|IAM Blog: Jerome Weiss|
Reflections on a Recent Mediation: Listening (Redux)
By: Jerome F. Weiss, IAM Distinguished Fellow
Email: email@example.com Posted: August 4, 2016
The day of mediation began with one of the lawyers scoffing that this was not an emotional matter at all and the family just needed to get over it. I brought him into the room with the family’s boxes (see picture) and responded “REALLY?”

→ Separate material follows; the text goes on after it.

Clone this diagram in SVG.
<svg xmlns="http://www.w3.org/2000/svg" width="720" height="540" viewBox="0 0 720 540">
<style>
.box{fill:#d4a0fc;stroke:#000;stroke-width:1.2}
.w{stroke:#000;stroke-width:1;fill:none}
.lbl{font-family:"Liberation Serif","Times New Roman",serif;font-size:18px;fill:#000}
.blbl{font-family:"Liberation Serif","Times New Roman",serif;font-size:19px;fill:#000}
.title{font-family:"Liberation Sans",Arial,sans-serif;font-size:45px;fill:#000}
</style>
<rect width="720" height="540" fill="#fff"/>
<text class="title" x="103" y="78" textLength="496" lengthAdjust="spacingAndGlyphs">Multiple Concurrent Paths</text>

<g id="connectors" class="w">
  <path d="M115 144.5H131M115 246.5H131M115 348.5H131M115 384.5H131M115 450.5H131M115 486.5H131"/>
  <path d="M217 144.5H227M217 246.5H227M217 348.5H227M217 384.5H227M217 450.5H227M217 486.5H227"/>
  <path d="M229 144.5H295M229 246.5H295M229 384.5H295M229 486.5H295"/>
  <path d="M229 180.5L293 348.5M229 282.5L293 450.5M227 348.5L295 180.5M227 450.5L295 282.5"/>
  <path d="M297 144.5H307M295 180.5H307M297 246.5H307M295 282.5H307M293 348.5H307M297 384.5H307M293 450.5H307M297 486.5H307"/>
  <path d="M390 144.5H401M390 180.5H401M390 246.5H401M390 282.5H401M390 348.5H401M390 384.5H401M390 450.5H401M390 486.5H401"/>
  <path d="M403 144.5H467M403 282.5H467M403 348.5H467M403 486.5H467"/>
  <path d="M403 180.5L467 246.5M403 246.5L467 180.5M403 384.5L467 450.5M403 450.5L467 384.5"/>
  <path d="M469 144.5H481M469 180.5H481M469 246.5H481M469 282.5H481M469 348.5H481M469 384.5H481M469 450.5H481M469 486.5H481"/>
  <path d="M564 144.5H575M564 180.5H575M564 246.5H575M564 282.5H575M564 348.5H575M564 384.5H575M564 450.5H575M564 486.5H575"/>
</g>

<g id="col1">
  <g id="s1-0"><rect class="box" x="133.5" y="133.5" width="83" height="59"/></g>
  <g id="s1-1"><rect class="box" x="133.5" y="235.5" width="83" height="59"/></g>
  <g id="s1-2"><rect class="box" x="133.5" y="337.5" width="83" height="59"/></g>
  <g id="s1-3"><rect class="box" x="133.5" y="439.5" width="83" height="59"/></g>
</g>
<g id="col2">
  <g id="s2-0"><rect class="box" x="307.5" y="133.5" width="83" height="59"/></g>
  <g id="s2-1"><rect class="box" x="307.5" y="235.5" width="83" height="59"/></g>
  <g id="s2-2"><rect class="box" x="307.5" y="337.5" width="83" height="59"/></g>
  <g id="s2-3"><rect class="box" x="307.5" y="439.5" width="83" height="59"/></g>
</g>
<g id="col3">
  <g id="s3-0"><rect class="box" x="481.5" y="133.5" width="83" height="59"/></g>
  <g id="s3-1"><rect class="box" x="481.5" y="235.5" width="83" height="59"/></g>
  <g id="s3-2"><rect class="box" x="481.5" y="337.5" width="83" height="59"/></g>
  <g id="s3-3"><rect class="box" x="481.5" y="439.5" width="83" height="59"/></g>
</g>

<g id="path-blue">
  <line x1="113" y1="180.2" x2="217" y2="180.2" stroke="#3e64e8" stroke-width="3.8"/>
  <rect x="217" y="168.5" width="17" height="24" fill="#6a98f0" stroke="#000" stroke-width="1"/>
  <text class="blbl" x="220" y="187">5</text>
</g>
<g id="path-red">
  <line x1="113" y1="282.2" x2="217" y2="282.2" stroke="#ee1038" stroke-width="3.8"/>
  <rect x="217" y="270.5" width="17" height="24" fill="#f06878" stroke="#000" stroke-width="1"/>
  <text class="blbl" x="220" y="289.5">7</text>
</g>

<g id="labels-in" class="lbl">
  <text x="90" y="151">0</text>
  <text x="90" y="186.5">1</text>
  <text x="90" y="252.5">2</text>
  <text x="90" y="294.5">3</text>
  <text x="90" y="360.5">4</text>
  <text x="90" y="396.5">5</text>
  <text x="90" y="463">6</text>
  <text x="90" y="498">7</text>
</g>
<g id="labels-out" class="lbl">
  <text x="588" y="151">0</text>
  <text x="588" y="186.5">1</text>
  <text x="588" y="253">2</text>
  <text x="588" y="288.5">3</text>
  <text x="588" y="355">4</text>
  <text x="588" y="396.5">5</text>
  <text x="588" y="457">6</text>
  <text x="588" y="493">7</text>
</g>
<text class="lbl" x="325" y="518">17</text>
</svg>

The boxes contained the documented story of a couple’s near obsession with a dispute involving them, their daughter and their church. The family’s faith was intrinsically woven into the fabric of their lives. It compelled me to once again retrain my ear and help others do the same, in order to listen without the cynicism and skepticism that is too often found in the legal arts. It’s just too easy to go there . . . to scoff, discredit, dismiss. Given the subject matter and nature of this dispute and the institutions involved, the words “I believe” took on enhanced meaning and needed to be viewed through a different and sincere lens, or so it seemed to me. Faith was at the core. Belief in a deity, and the events and people that flowed from it, were bound to the usually more pedestrian end-of-day “business decision.”

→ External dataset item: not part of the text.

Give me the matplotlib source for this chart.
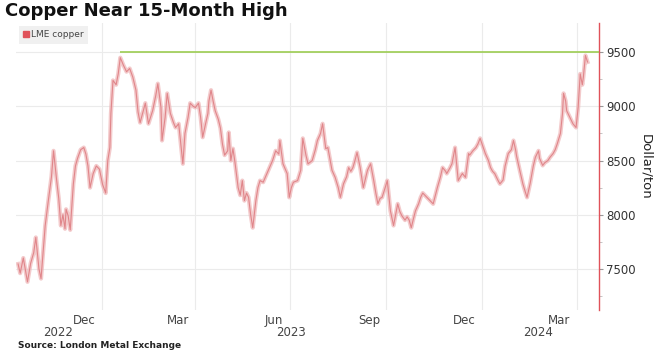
import matplotlib
matplotlib.use('Agg')
import matplotlib.pyplot as plt
import matplotlib.dates as mpdates
from matplotlib.lines import Line2D
import pandas as pd

# LME copper: days after 2023-01-01 and price (USD/ton)
base_date = '2023-01-01'
day_offset = [-80, -78, -75, -71, -68, -65, -63, -60, -58, -56, -54, -51, -48, -46, -43,
              -41, -39, -37, -35, -34, -32, -30, -27, -25, -23, -20, -17, -15, -13, -11,
              -8, -5, -2, 1, 4, 6, 8, 9, 11, 14, 16, 18, 21, 24, 27, 30, 33, 35, 37, 40,
              42, 45, 47, 49, 52, 54, 57, 58, 61, 63, 66, 69, 71, 74, 76, 78, 80, 83, 85,
              88, 90, 93, 95, 97, 100, 102, 103, 105, 107, 109, 112, 114, 116, 118, 121,
              122, 124, 126, 128, 131, 133, 135, 137, 139, 141, 143, 145, 148, 150, 152,
              155, 157, 160, 162, 164, 167, 170, 171, 174, 178, 180, 182, 184, 188, 191,
              193, 196, 198, 202, 205, 207, 210, 212, 215, 217, 221, 224, 227, 229, 232,
              235, 237, 239, 241, 243, 245, 248, 251, 253, 255, 258, 261, 263, 265, 267,
              269, 272, 274, 277, 280, 282, 284, 286, 288, 291, 293, 295, 297, 299, 301,
              304, 306, 308, 310, 313, 315, 318, 322, 325, 327, 330, 331, 334, 336, 339,
              342, 344, 346, 349, 352, 353, 356, 359, 361, 363, 366, 368, 371, 373, 375,
              377, 380, 382, 385, 387, 390, 393, 395, 397, 398, 401, 404, 406, 408, 411,
              414, 416, 419, 420, 423, 425, 428, 430, 433, 435, 437, 440, 442, 443, 445,
              446, 449, 452, 455, 457, 459, 461, 462, 464, 466]
price = [7545, 7460, 7600, 7380, 7550, 7650, 7790, 7500, 7410, 7650, 7900, 8130, 8350, 8590, 8315,
         8150, 7900, 8000, 7870, 8050, 7990, 7860, 8285, 8450, 8520, 8600, 8620, 8560, 8450, 8250,
         8380, 8450, 8420, 8280, 8200, 8500, 8620, 8935, 9240, 9200, 9300, 9450, 9380, 9320, 9350, 9270, 9150, 8950, 8850, 8960,
         9030, 8840, 8900, 8960, 9100, 9210, 8990, 8685, 8900, 9120, 8935, 8850, 8805, 8840, 8650,
         8470, 8750, 8900, 9030, 9000, 8990, 9030, 8900, 8715, 8850, 8935, 9050, 9150, 9050, 8960,
         8880, 8800, 8650, 8550, 8590, 8760, 8500, 8610, 8480, 8250, 8180, 8315, 8130, 8200, 8160,
         8000, 7880, 8130, 8250, 8315, 8300, 8345, 8410, 8460, 8500, 8590, 8560, 8685, 8470, 8380,
         8160, 8250, 8300, 8315, 8410, 8705, 8550, 8470, 8500, 8600, 8685, 8750, 8840, 8610, 8620,
         8410, 8345, 8250, 8160, 8285, 8350, 8435, 8400, 8435, 8500, 8575, 8435, 8250, 8330, 8410,
         8470, 8315, 8200, 8100, 8150, 8160, 8250, 8315, 8035, 7900, 8000, 8100, 8030, 7990, 7950,
         7980, 7950, 7880, 7960, 8035, 8100, 8160, 8200, 8180, 8150, 8130, 8100, 8250, 8350, 8435,
         8400, 8380, 8430, 8470, 8620, 8315, 8350, 8380, 8345, 8565, 8550, 8590, 8620, 8655, 8705,
         8620, 8565, 8500, 8435, 8400, 8380, 8320, 8285, 8320, 8450, 8565, 8600, 8685, 8600, 8540,
         8410, 8285, 8220, 8160, 8290, 8450, 8530, 8590, 8520, 8455, 8480, 8500, 8530, 8565, 8600,
         8655, 8750, 8935, 9120, 9050, 8960, 8900, 8840, 8805, 8990, 9300, 9200, 9270, 9470, 9410]

month_labels = ['Dec', 'Mar', 'Jun', 'Sep', 'Dec', 'Mar']
month_label_dates = ['2022-12-15', '2023-03-15', '2023-06-15', '2023-09-15', '2023-12-15', '2024-03-15']
grid_dates = ['2023-01-01', '2023-04-01', '2023-07-01', '2023-10-01', '2024-01-01', '2024-04-01']
year_labels = ['2022', '2023', '2024']
year_label_dates = ['2022-11-20', '2023-07-02', '2024-02-24']
y_ticks = [7500, 8000, 8500, 9000, 9500]
high_level = 9500
high_date = '2023-01-19'

dates = pd.to_datetime(base_date) + pd.to_timedelta(day_offset, unit='D')

fig = plt.figure(figsize=(6.57, 3.57), dpi=100)
ax = fig.add_axes([16 / 657, 47 / 357, 583 / 657, 287 / 357])

# series: a soft wide stroke plus a thin line to mimic the dense daily bars
ax.plot(dates, price, color='#eeb4b6', lw=3.0, alpha=0.7)
ax.plot(dates, price, color='#dd7a7f', lw=0.8, alpha=0.85)

ax.hlines(high_level, mpdates.date2num(pd.Timestamp(high_date)),
          mpdates.date2num(pd.Timestamp('2024-04-22')), color='#9ccc52', lw=1.2, zorder=3)

ax.set_xlim(pd.Timestamp('2022-10-11'), pd.Timestamp('2024-04-22'))
ax.set_ylim(7120, 9770)

# gridlines at quarter starts, labels centred mid-month
ax.set_xticks(pd.to_datetime(grid_dates))
ax.set_xticklabels([])
ax.set_xticks(pd.to_datetime(month_label_dates), minor=True)
ax.set_xticklabels(month_labels, minor=True)
ax.tick_params(axis='x', which='both', length=0, labelsize=8.5, labelcolor='#444444', pad=3)
ax.grid(True, axis='x', which='major', color='#ebebeb', lw=0.8)
ax.grid(True, axis='y', color='#ebebeb', lw=0.8)
ax.set_axisbelow(True)

ax.yaxis.tick_right()
ax.yaxis.set_label_position('right')
ax.set_yticks(y_ticks)
ax.set_yticklabels([str(v) for v in y_ticks])
ax.set_yticks(list(range(7250, 9750, 250)), minor=True)
ax.tick_params(axis='y', which='major', length=3, color='#999999', labelsize=8.5,
               labelcolor='#333333', pad=2)
ax.tick_params(axis='y', which='minor', length=2, color='#bbbbbb')
ax.set_ylabel('Dollar/ton', rotation=-90, fontsize=9.5, color='#222222', labelpad=12)

for side in ['top', 'left', 'bottom']:
    ax.spines[side].set_visible(False)
ax.spines['right'].set_color('#e0525a')
ax.spines['right'].set_linewidth(1.0)

for lab, d in zip(year_labels, year_label_dates):
    ax.text(pd.Timestamp(d), -23 / 287, lab, transform=ax.get_xaxis_transform(),
            ha='center', va='center', fontsize=8.5, color='#444444')

handle = Line2D([], [], marker='s', ls='none', color='#e0525a', markersize=5)
leg = ax.legend([handle], ['LME copper'], loc='upper left', bbox_to_anchor=(0.0, 1.0),
                fontsize=6.5, frameon=True, handlelength=0.6, handletextpad=0.3,
                borderpad=0.5, borderaxespad=0.3, fancybox=False)
leg.get_frame().set_facecolor('#f0f0f0')
leg.get_frame().set_edgecolor('none')
leg.get_frame().set_alpha(1)
for t in leg.get_texts():
    t.set_color('#444444')

fig.text(5 / 657, 1 - 11 / 357, 'Copper Near 15-Month High', fontsize=13, fontweight='bold',
         color='#111111', va='center', ha='left')
fig.text(18 / 657, 1 - 346 / 357, 'Source: London Metal Exchange', fontsize=6.5,
         fontweight='bold', color='#222222', va='center', ha='left')

fig.savefig('out.png', dpi=100)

We couldn’t simply discard or marginalize some of the parties’ behaviors and core statements as we might in other matters, where religiosity might be viewed as symptomatic of aberrational personalities or a specific disorder, be it narcissistic or otherwise. Religious belief in its most legitimate form was bedrock to both sides of this dispute, where the patriarch of the family literally knelt before the Bishop and asked for a blessing. The Bishop obliged; an act of unimpeachable faith involving both sides.

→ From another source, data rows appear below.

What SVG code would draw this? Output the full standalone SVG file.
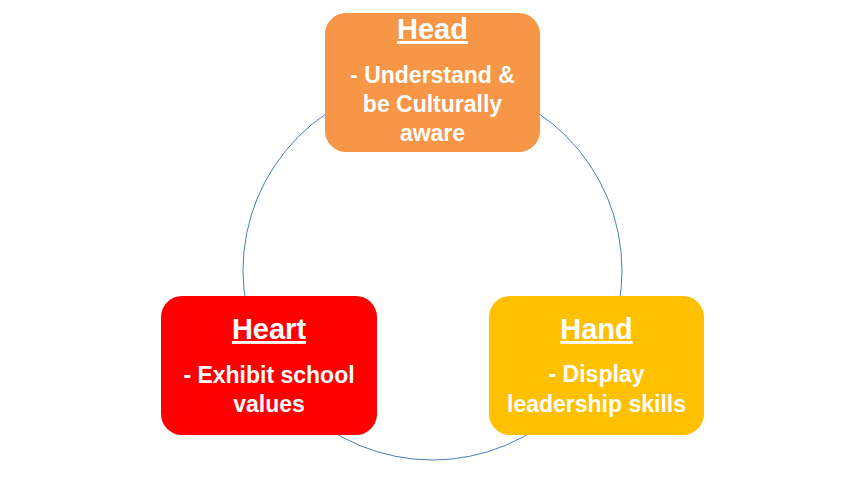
<svg xmlns="http://www.w3.org/2000/svg" width="864" height="486" viewBox="0 0 864 486">
<style>
.title{font-family:"Liberation Sans",Arial,sans-serif;font-weight:bold;font-size:29px;fill:#fff;text-anchor:middle;text-decoration:underline}
.body{font-family:"Liberation Sans",Arial,sans-serif;font-weight:bold;font-size:23px;fill:#fff;text-anchor:middle}
</style>
<rect width="864" height="486" fill="#fff"/>
<g id="connectors">
<circle cx="432.5" cy="270.5" r="189.5" fill="none" stroke="#4A7EBB" stroke-width="1"/>
</g>
<g id="head">
<rect x="325" y="13" width="215" height="139" rx="21" fill="#F79646"/>
<text class="title" x="432.5" y="39">Head</text>
<text class="body" x="432.5" y="83">- Understand &amp;</text>
<text class="body" x="432.5" y="112">be Culturally</text>
<text class="body" x="432.5" y="141">aware</text>
</g>
<g id="heart">
<rect x="161" y="296" width="216" height="139" rx="21" fill="#FF0000"/>
<text class="title" x="269" y="339">Heart</text>
<text class="body" x="269" y="382.5">- Exhibit school</text>
<text class="body" x="269" y="411.5">values</text>
</g>
<g id="hand">
<rect x="489" y="296" width="215" height="139" rx="21" fill="#FFC000"/>
<text class="title" x="596.5" y="339">Hand</text>
<text class="body" x="596.5" y="382">- Display</text>
<text class="body" x="596.5" y="411.5">leadership skills</text>
</g>
</svg>
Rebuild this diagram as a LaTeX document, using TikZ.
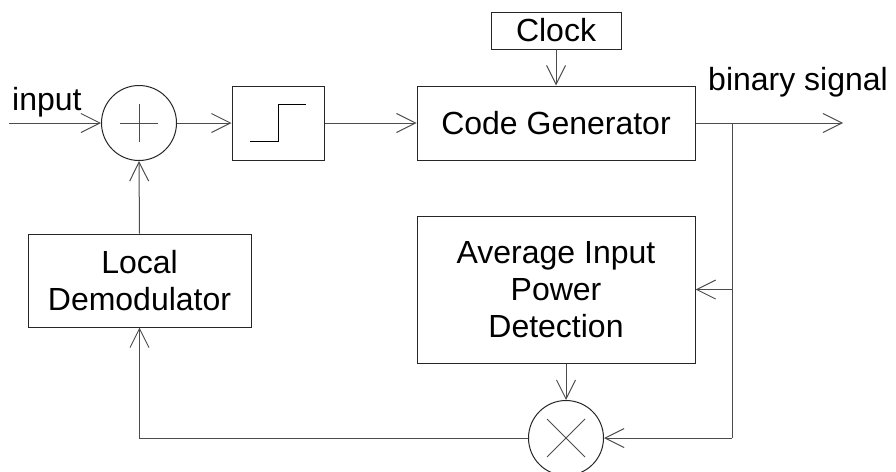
\documentclass[tikz,border=0pt]{standalone}
\usepackage{fontspec}
\setmainfont{Liberation Sans}
\usetikzlibrary{arrows.meta,calc}
\begin{document}
\begin{tikzpicture}[x=1pt,y=-1pt,
  every node/.style={font=\fontsize{32}{37}\selectfont},
  blk/.style={draw=black!85,line width=1pt,rectangle,inner sep=0pt,align=center},
  junction/.style={draw=black!85,line width=1pt,circle,inner sep=0pt,minimum size=75pt},
  wire/.style={draw=black!70,line width=1pt},
  flow/.style={wire,-{Straight Barb[length=19pt,width=19pt,line width=1pt]}},
  lbl/.style={inner sep=0pt}
]
\useasboundingbox (0,0) rectangle (896,471);

% blocks
\node[blk,minimum width=130pt,minimum height=37pt] (clk) at (556,30.5) {Clock};
\node[blk,minimum width=278pt,minimum height=74pt] (cg) at (556,123) {Code Generator};
\node[blk,minimum width=92pt,minimum height=74pt] (lim) at (278,123) {};
\node[blk,minimum width=278pt,minimum height=147pt] (avg) at (556,289.5)
  {Average Input\\Power\\Detection};
\node[blk,minimum width=223pt,minimum height=93pt] (ld) at (139.5,280.5)
  {Local\\Demodulator};
\node[junction] (sum) at (139,123) {};
\node[junction] (mul) at (566,438) {};

% symbols inside the hard limiter and the junctions
\draw[line width=1pt] ($(lim.center)+(-28,18)$) -- ++(28,0) -- ++(0,-37) -- ++(28,0);
\draw[wire] ($(sum.center)+(-19,0)$) -- ++(38,0);
\draw[wire] ($(sum.center)+(0,-19)$) -- ++(0,38);
\draw[wire] ($(mul.center)+(-19,-19)$) -- ++(38,38);
\draw[wire] ($(mul.center)+(19,-19)$) -- ++(-38,38);

% free ends and branch point
\coordinate (in) at (9,123);
\coordinate (out) at (843,123);
\coordinate (br) at (732,123);
\coordinate (brlow) at (732,438);

% labels
\node[lbl,anchor=base west] (inlbl) at (12,110) {input};
\node[lbl,anchor=base west] (outlbl) at (708,90) {binary signal};

% forward path
\draw[flow] (in) -- (sum.west);
\draw[flow] (sum.east) -- (lim.west);
\draw[flow] (lim.east) -- (cg.west);
\draw[flow] (clk.south) -- (cg.north);
\draw[flow] (cg.east) -- (out);

% feedback path
\draw[wire] (br) -- (brlow);
\draw[flow] (br |- avg.east) -- (avg.east);
\draw[flow] (brlow) -- (mul.east);
\draw[flow] (mul.north |- avg.south) -- (mul.north);
\draw[flow] (mul.west) -- (mul.west -| ld.south) -- (ld.south);
\draw[flow] (ld.north) -- (sum.south);
\end{tikzpicture}
\end{document}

I was reminded of the common temptation to turn a blind eye and deaf ear to what motivates people at their most simple and genuine levels and to be legalistically dismissive. This case certainly wasn’t just about the money. The difficulty in convincing lawyers on both sides that the greatest success with this family would be through sincere and appreciative listening and collaboration will probably not come as a surprise to most IAM readers. The fact that litigation is typically contrary to those interests should be equally understandable. But this matter was a reminder of how challenging collaboration is and how ingrained we can be in our habits and what too often become rote processes for resolution.
In these vintage years of my wonderful career, I am increasingly amazed by the power of acts of kindness, humility and generosity. Sadly, I am more often amazed by the blindness and deafness to this power by those providing advocacy. Above all, I am convinced that we in the mediation community need to be beacons of hope and encouragement for those ensnared in the negativities of conflict.